In an event reminiscent of the standoff last year between Nevada rancher Cliven Bundy and authorities representing the Bureau of Land Management, members of the group known as Oath Keepers have began to set up camp in Josephine County, Oregon, where the owners of a mining claim have become involved in a battle over property rights with the BLM.
The current owners of the Sugar Pine mining claim, who have battled with the BLM for some time now, said their rights to the claim have been grandfathered in, passed down for well over 100 years, but according to reports from a local ABC affiliate, the BLM said the claim’s documents are outdated and since the claim has changed owners at some point in the past, those documents are now obsolete.
However, unlike the Bundy dispute, the BLM isn’t telling the claim owners they must desert their operation altogether.
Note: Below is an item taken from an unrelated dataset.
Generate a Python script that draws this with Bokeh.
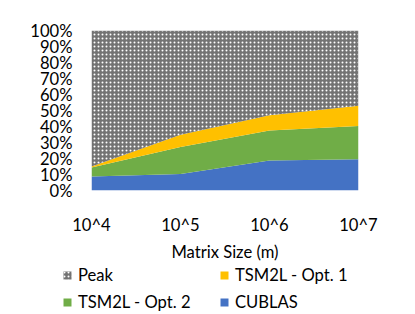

Jim Whittington, with the Bureau of Land Management, said the mining operations that are currently being performed at the claim are such that require more than just a basic mining claim. Whittington said they must either cut back the operation so that it falls in line with regulations or obtain the proper documents.
However, the owners of the claim are apparently concerned that authorities will shut down their mining operation without due process, and that’s why they called in the Oath Keepers.
“Because we are a constitutional group,” said Mary Emerick with Oath Keepers. “We defend the Constitution … and we are here just to make sure that they receive their Fifth Amendment rights which is due process.”
Whittington also added that the claim owners have the right to appeal, but there’s a process which must be followed in order to do so, one that can sometimes take weeks to complete.
Furthermore, the executive committee of the Galice Mining District, where the claim in question is located, contends that the BLM is out of order in its request because the district is “a local governing body … deriving its authority from the will of the United States Congress who recognized the long standing tradition of self government among miners and granted them with the right to create and enforce local rules and regulations pertaining to the location and development of their unique mineral properties.” In other words, the mining district is its own entity, with its own government and its own laws, so the BLM has no authority over the district, which predates the BLM by decades.
The committee also noted that the claim in question is one of the oldest in the country and much of the original paperwork is no longer even entirely legible.
The BLM said they have no plans to take the claim back by force and will not step in until the proper processes have been completed. Josephine County Sheriff Dave Daniel added that although he has acted as a mediator between the two parties, the sheriff’s department will not get involved unless the situation escalates and presents a threat to public safety.
The claim owners, who have hired an attorney, have until April 25 to either comply with the requests of the BLM or file an appeal.